One reason is that there is a substantial amount of pressure on high school graduates to pick a major. Gayle B. Ronan from NBC says, “Eighty percent of college-bound students have yet to choose a major, according to Dr. Fritz Grupe, founder of But they are still expected to pick schools, apply to and start degree programs without knowing where they want to end up” (Ronan, 2005). Now while this is tough for freshmen in general, the pressure is doubled for high credit students. Many freshmen students coming in who have done programs such as Running Start or taken AP classes in high school already have many or all of their GURs done. Now these high credit freshmen coming in are then forced to immediately choose a major since they cannot waste any time taking mandatory GURs like other freshmen.These high credit students often end up choosing a major that they think that they might like, but aren’t sure. As they continue on through the mandatory classes however, they decide they don’t like it after all and thus end up switching. The same goes for their new major they switch to and so on until they find one with which they are content. Now this is just a waste of time and money for these students. Collegedata states that “In its most recent survey of college pricing, the College Board reports that a moderate college budget for an in-state public college for the 2017–2018 academic year averaged $25,290” (Collegedata). Many students cannot afford to pay the exorbitant prices for all the classes they take and so end up with high interest loans just so that they can find a career with which they will be happy. It is, in the words of our Declaration of Independence, the pursuit of happiness. This pursuit of happiness however is driving the future working Americans into the poor house. It also puts a lot of pressure on them to get good paying job once they graduate. Not only is it detrimental to the students in these ways but it is also detrimental to the school since these students are taking up spots that could be for other students already in the major who know they want to be there. Much of this havoc could be avoided with the right solution.

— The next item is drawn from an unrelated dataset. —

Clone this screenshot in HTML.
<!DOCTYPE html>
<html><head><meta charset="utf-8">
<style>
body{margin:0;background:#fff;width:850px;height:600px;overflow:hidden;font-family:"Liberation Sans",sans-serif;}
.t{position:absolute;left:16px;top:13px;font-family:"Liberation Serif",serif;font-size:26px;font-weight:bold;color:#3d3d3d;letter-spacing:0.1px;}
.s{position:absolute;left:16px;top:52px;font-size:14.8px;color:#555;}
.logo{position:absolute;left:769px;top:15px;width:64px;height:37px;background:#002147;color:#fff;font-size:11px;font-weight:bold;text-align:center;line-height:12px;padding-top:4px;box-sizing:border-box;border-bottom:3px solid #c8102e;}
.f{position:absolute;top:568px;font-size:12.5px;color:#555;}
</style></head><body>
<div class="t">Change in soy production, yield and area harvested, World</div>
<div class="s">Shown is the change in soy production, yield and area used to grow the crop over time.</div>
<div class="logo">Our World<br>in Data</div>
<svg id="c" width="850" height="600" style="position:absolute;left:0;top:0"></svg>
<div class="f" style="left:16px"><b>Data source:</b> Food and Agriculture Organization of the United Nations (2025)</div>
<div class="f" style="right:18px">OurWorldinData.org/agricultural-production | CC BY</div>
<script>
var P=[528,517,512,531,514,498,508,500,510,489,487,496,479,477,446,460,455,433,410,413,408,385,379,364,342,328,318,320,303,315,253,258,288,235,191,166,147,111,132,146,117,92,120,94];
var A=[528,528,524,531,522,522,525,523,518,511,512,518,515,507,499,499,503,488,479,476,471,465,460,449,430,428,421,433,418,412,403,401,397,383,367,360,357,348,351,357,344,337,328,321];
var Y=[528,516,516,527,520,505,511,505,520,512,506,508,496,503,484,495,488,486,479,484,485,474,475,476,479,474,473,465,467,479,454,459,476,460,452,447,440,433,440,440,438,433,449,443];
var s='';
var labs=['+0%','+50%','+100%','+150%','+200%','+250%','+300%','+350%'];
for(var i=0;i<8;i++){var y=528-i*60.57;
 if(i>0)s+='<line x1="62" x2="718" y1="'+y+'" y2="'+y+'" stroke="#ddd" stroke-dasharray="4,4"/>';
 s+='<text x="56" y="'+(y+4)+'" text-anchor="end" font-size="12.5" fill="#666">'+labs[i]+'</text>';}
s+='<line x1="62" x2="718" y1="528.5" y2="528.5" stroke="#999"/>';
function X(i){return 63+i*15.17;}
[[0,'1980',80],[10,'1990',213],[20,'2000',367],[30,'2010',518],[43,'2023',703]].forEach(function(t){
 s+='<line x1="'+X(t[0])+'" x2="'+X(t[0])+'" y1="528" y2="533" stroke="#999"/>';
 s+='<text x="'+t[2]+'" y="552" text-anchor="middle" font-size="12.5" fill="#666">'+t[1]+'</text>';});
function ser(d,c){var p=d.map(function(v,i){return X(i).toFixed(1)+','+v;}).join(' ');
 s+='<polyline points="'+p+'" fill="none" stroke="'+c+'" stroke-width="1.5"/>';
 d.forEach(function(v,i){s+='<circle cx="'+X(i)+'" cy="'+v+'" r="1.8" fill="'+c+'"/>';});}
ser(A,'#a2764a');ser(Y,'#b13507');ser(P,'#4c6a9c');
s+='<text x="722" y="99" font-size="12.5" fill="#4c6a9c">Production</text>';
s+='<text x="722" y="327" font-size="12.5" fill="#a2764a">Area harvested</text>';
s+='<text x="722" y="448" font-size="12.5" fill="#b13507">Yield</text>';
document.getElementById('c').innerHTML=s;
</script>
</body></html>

Another reason why students often end up switching their majors is because of some of the highly selective majors. Students may think they want to be, for example, a graphic designer, but they only really know if they like it until after they get in. Majors such as these often don’t allow for non-major students to take sample classes. Because of this, there is no way for aspiring students to confirm if they really like that career path. By the time they get in, or if they get in at all, they’ve already wasted quite a lot of their money taking other classes that they don’t really need just to buy their time as they work on trying to get into the major. Then of course once they get into the major, they realize that it wasn’t something they wanted after all.

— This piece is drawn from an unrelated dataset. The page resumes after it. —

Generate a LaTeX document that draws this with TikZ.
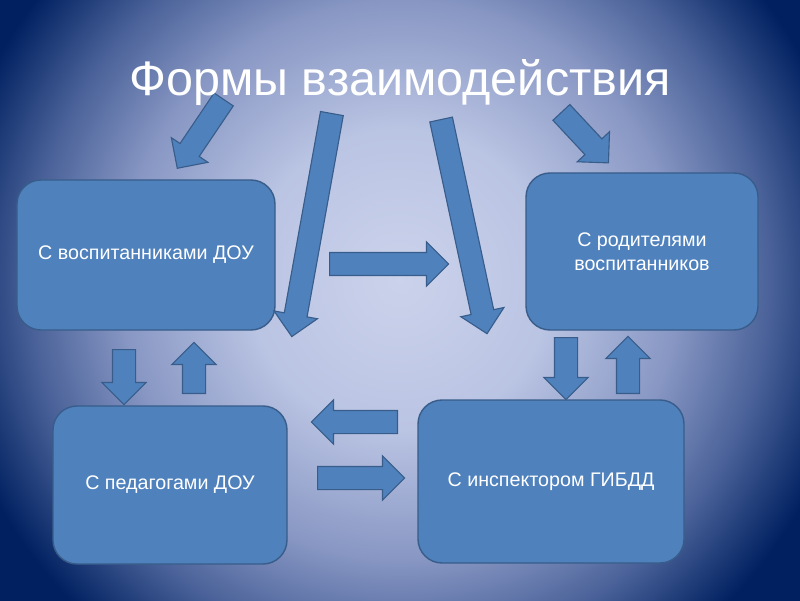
\documentclass[tikz,border=0pt]{standalone}
\usepackage{fontspec}
\setmainfont{Liberation Sans}
\usetikzlibrary{shapes.arrows}
\definecolor{boxfill}{RGB}{79,129,189}
\definecolor{boxedge}{RGB}{56,93,138}
\definecolor{bglight}{RGB}{203,210,235}
\definecolor{bgsoft}{RGB}{186,196,227}
\definecolor{bgmid}{RGB}{135,150,195}
\definecolor{bgdark}{RGB}{74,98,153}
\definecolor{bgdeep}{RGB}{0,32,96}
\pgfdeclareradialshading{slidebg}{\pgfpoint{0bp}{0bp}}{color(0bp)=(bglight); color(7.5bp)=(bgsoft); color(14bp)=(bgmid); color(18.5bp)=(bgdark); color(23bp)=(bgdeep); color(50bp)=(bgdeep)}

\begin{document}
\begin{tikzpicture}[
    box/.style={draw=boxedge, fill=boxfill, line width=1pt, rounded corners=0.6cm, text=white, align=center, font=\fontsize{14}{17}\selectfont, inner sep=0pt},
    blk/.style={single arrow, draw=boxedge, fill=boxfill, line width=0.8pt, inner sep=0pt, inner ysep=0.275cm, single arrow head extend=0.2625cm, anchor=tail}
]
\useasboundingbox (0,0) rectangle (20,15);
\begin{scope}
    \clip (0,0) rectangle (20,15);
    \shade[shading=slidebg] (-2.5,-4.5) rectangle (22.5,20.5);
\end{scope}

% four partners
\node[box, minimum width=6.45cm, minimum height=3.75cm] (pupils) at (3.65,8.625) {С воспитанниками ДОУ};
\node[box, minimum width=5.8cm, minimum height=3.925cm] (parents) at (16.05,8.7125) {С родителями\\воспитанников};
\node[box, minimum width=5.85cm, minimum height=3.95cm] (teachers) at (4.25,2.875) {С педагогами ДОУ};
\node[box, minimum width=6.65cm, minimum height=4.075cm] (police) at (13.775,2.9625) {С инспектором ГИБДД};

% block arrows: name/tail x/tail y/angle/length
\foreach \name/\x/\y/\ang/\len in {
    toPupils/5.6/12.525/236/2.075,
    longLeft/8.3/12.175/259.8/5.665,
    longRight/11.025/12.025/282.1/5.475,
    toParents/14.025/12.2/-47/1.725,
    middle/8.225/8.4/0/2.975,
    pupDown/3.1/6.275/270/1.375,
    pupUp/4.85/5.15/90/1.275,
    parDown/14.15/6.575/270/1.55,
    parUp/15.7/5.15/90/1.425,
    backLeft/9.95/4.45/180/2.15,
    goRight/7.925/3.05/0/2.175} {
    \node[blk, rotate=\ang, minimum height=\len cm] (\name) at (\x,\y) {};
}

\node[font=\fontsize{34.5}{40}\selectfont, text=white, anchor=base] (title) at (10,12.6) {Формы взаимодействия};

\end{tikzpicture}
\end{document}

There are a couple ways to help fix this dilemma; the one I shall focus on however, is that of early exploration. One way to do this would be to offer more hands on classes and opportunities to allow students to really grasp what certain jobs of interest would be like. Essentially the idea is to offer early internships to younger students. Traditionally internships are something that students do as they near graduation. Jonathan Jones, Head of Investment Talent Development at Point72 Asset Management, talks about the main idea of internships. He says, “Most talent-driven, high-quality organizations use an internship program as a strategic talent pipeline - a way of identifying and vetting prospective candidates for entry level professional positions” (Jones, 2017). While this is an excellent way for companies and graduating students to see if that particular person or company is the right fit for them, I think that we can bring this idea forward by broadening its participants. By tweaking this time tested process, we could make it compatible for younger students as well. Early apprenticeship programs would be perfect for young students, as they would be able to know right off if they liked that sort of career path. They wouldn’t be forced to go through a major before being able to experience that field of work. This sort of program would also be helpful for students who want to gain experience to help them get into selective majors. Colleges and even high schools would partner with companies to give opportunities to young students, so that they can have the freedom to explore. Young people would then be able to discover their interests and strengths in a hands-on learning format.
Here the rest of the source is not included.